Polycarbonate enables a wide range of surface qualities in injection molding, from technically functional to visually appealing designs. The achievable surface is not determined by the material alone, but by the interaction of the mold surface, process control, and component geometry. Polished cavities can support transparent or high-gloss surfaces, while textured mold surfaces are used specifically for functional or haptic requirements.

Controlled process management is particularly important for visually relevant polycarbonate components. Uneven cooling or increased internal stresses can cause visible effects such as streaks, weld lines, or distortions. Cleaning steps and handling of the components after demolding also influence the final surface quality, especially if the parts are further processed or packaged under clean room conditions.
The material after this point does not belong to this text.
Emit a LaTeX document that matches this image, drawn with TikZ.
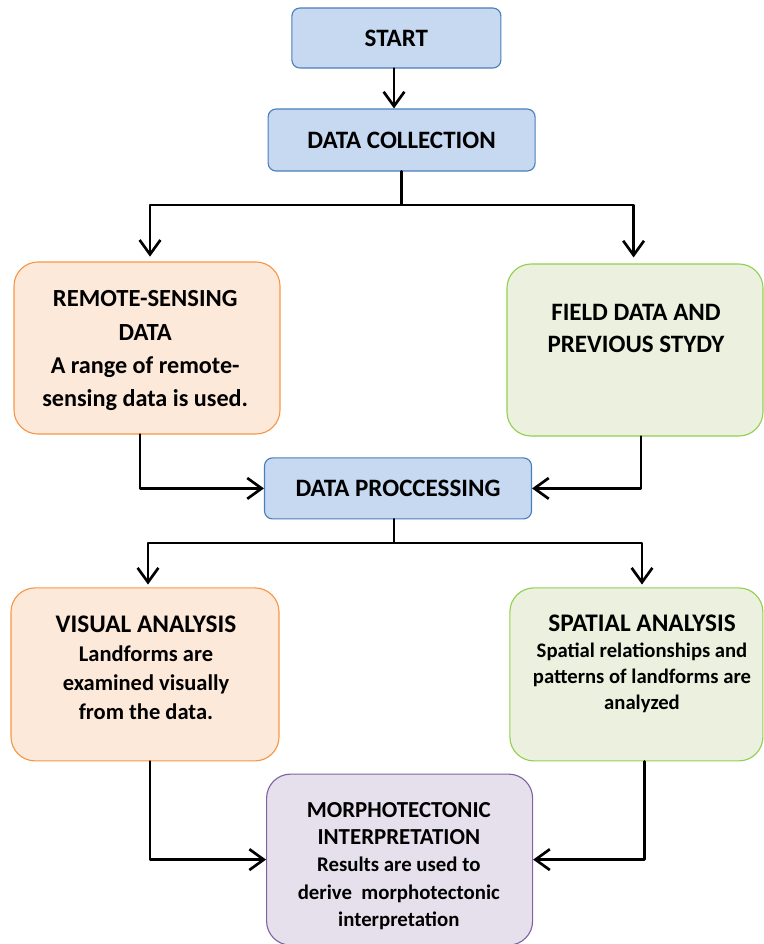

Depending on the application, downstream processing steps may be necessary. These are selected to take into account the material properties of polycarbonate and to avoid introducing additional stresses or damage. Typical options in post-processing and assembly are:

• Assembly of inserts or assemblies, manually or automatically

• Laser and ultrasonic welding or alternative joining methods, tailored to specific materials and components

• Laser marking or pad printing for permanent marking and traceability

• Cleaning, conditioning, and packaging under clean room conditions, if required

Mechanical stresses from assembly can influence component properties just as much as chemical or thermal influences during use. A holistic view of the component, surface, and assembly helps to ensure functionality and durability throughout the entire life cycle.